Now, however, there is a man-made disaster looming, in the form of a Feb. 15 federal appeals court ruling declaring the Financial Oversight and Management Board that Promesa created unconstitutional. The decision represents a strange meeting of the minds between a doctrinaire three-judge panel of the U.S. Court of Appeals for the 1st Circuit and creditors of the U.S. commonwealth — led by hedge fund Aurelius Investment LLC and bond insurer Assured Guaranty Corp., which are betting that the overthrow of the Promesa board will enable them to demand a better payout.
The creditors argued the board and its debt-reduction actions to date are illegitimate because its members were chosen by a special process, prescribed in the Promesa Act, involving both houses of Congress and the president — rather than by presidential appointment with Senate confirmation. In a fit of constitutional persnicketiness, the 1st Circuit agreed, brushing aside the board’s argument that the Promesa Act appointment process was perfectly constitutional in light of Congress’s broad authority to legislate for federal territories such as Puerto Rico.
The court portrayed the Financial Oversight and Management Board as an affront to Puerto Rican autonomy — “more like Roman proconsuls picked in Rome” — a flight of political rhetoric that was especially inappropriate given that the island’s elected government, opposition party, major interest groups and many creditors all submitted briefs in support of the board.
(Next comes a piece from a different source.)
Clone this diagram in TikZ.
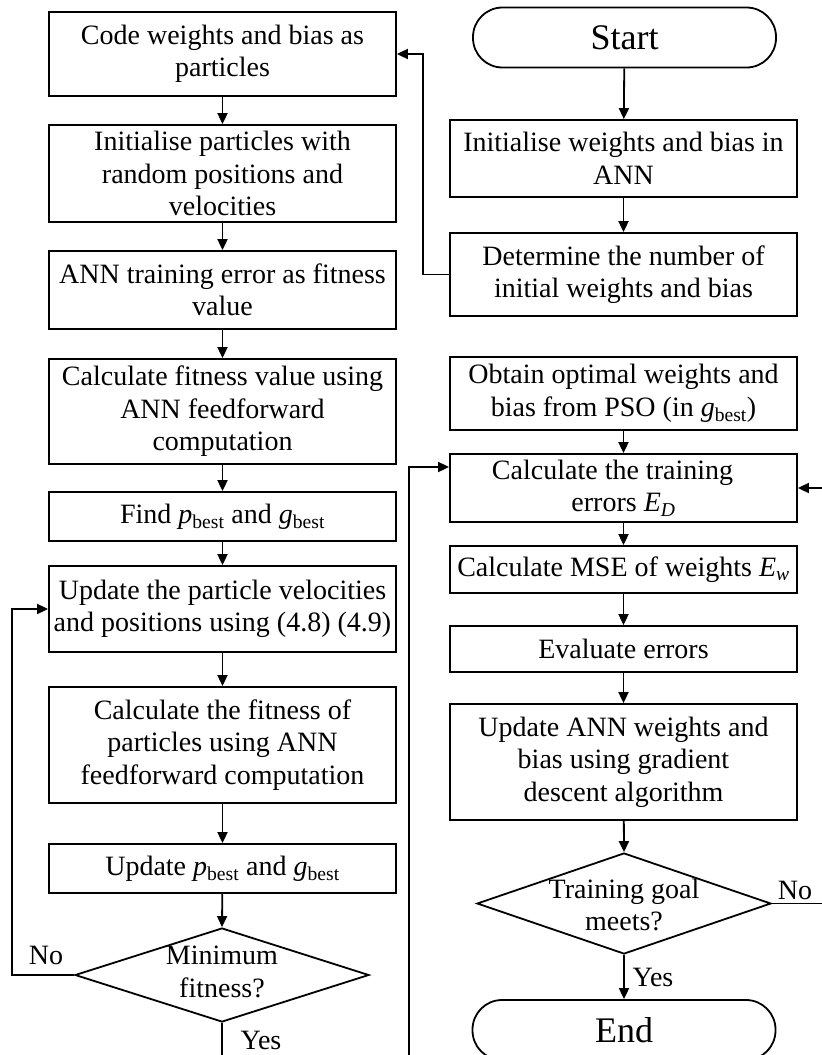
\documentclass[tikz,border=0pt]{standalone}
\usepackage{fontspec}
\setmainfont{Liberation Serif}
\usetikzlibrary{shapes.geometric,arrows.meta}
\begin{document}
\begin{tikzpicture}[x=1pt,y=-1pt,
  every node/.style={inner sep=0pt},
  txt/.style={font=\fontsize{28}{32.5}\selectfont, align=center},
  box/.style={txt, draw, line width=1.8pt, minimum width=347pt},
  term/.style={draw, line width=1.8pt, rounded corners=29.5pt, minimum width=303pt,
    minimum height=60pt, font=\fontsize{36}{40}\selectfont},
  dia/.style={draw, diamond, line width=1.8pt, minimum width=294pt},
  lab/.style={font=\fontsize{28}{32}\selectfont},
  arr/.style={line width=1.8pt, -{Triangle[length=11pt,width=10pt]}}]
\useasboundingbox (0,0) rectangle (822,1055);
\clip (0,0) rectangle (822,1055);

% left column: PSO stage
\node[box, minimum height=84pt]  (L1) at (222.5,54)    {Code weights and bias as\\particles};
\node[box, minimum height=97pt]  (L2) at (222.5,173.5) {Initialise particles with\\random positions and\\velocities};
\node[box, minimum height=78pt]  (L3) at (222.5,290)   {ANN training error as fitness\\value};
\node[box, minimum height=105pt] (L4) at (222.5,411.5) {Calculate fitness value using\\ANN feedforward\\computation};
\node[box, minimum height=49pt]  (L5) at (222.5,516.5) {Find \textit{p}\textsubscript{best} and \textit{g}\textsubscript{best}};
\node[box, minimum height=86pt]  (L6) at (222.5,609)   {Update the particle velocities\\and positions using (4.8) (4.9)};
\node[box, minimum height=116pt] (L7) at (222.5,745)   {Calculate the fitness of\\particles using ANN\\feedforward computation};
\node[box, minimum height=49pt]  (L8) at (222.5,868.5) {Update \textit{p}\textsubscript{best} and \textit{g}\textsubscript{best}};
\node[dia, minimum height=94pt]  (D1) at (222,975) {};
\node[txt] (D1t) at (222,972) {Minimum\\fitness?};

% right column: ANN stage
\node[term] (S) at (624.5,37.5) {Start};
\node[box, minimum height=77pt]  (R1) at (623.5,158.5) {Initialise weights and bias in\\ANN};
\node[box, minimum height=83pt]  (R2) at (623.5,274.5) {Determine the number of\\initial weights and bias};
\node[box, minimum height=73pt]  (R3) at (623.5,393.5) {Obtain optimal weights and\\bias from PSO (in \textit{g}\textsubscript{best})};
\node[box, minimum height=68pt]  (R4) at (623.5,488)   {Calculate the training\hspace*{22pt}\\errors \textit{E}\textsubscript{\textit{D}}};
\node[box, minimum height=47pt]  (R5) at (623.5,569.5) {Calculate MSE of weights \textit{E}\textsubscript{\textit{w}}};
\node[box, minimum height=46pt]  (R6) at (623.5,649)   {Evaluate errors};
\node[box, minimum height=116pt] (R7) at (623.5,762)   {Update ANN weights and\\bias using gradient\\descent algorithm};
\node[dia, minimum height=101pt] (D2) at (624,903.5) {};
\node[txt] (D2t) at (624,905) {Training goal\\meets?};
\node[term] (E) at (624,1030) {End};

% branch labels
\node[lab] (noL)  at (46,955)   {No};
\node[lab] (yesL) at (261,1040) {Yes};
\node[lab] (noR)  at (795,890)  {No};
\node[lab] (yesR) at (653,977)  {Yes};

% turning points of the loops
\coordinate (xt) at (423,0);
\coordinate (xl) at (12,0);
\coordinate (yb) at (0,1075);
\coordinate (xv) at (409,467);
\coordinate (xr) at (840,0);

% main flow
\draw[arr] (L1) -- (L2);
\draw[arr] (L2) -- (L3);
\draw[arr] (L3) -- (L4);
\draw[arr] (L4) -- (L5);
\draw[arr] (L5) -- (L6);
\draw[arr] (L6) -- (L7);
\draw[arr] (L7) -- (L8);
\draw[arr] (L8) -- (D1.north);
\draw[arr] (S) -- (R1);
\draw[arr] (R1) -- (R2);
\draw[arr] (R3) -- (R4);
\draw[arr] (R4) -- (R5);
\draw[arr] (R5) -- (R6);
\draw[arr] (R6) -- (R7);
\draw[arr] (R7) -- (D2.north);
\draw[arr] (D2.south) -- (E);

% loops
\draw[arr] (R2.west) -- (R2.west -| xt) |- (L1.east);
\draw[arr] (D1.west) -- (D1.west -| xl) |- (L6.west);
\draw[arr] (D1.south) -- (D1.south |- yb) -| (xv) -- (xv -| R4.west);
\draw[arr] (D2.east) -- (D2.east -| xr) |- (R4.east);
\end{tikzpicture}
\end{document}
Fortunately, the ruling does not retroactively undo the debt restructuring achieved so far, but it does becloud the future, because the court gave the president and the Senate only 90 days to “reconstitute” the board. Given the difficulties of dealing with the White House and Capitol Hill, that deadline may prove impossible to meet. The board has announced its intention to instead seek relief from the Supreme Court — which, if it cares about both Puerto Rico’s future and sensible constitutional interpretation, will grant it.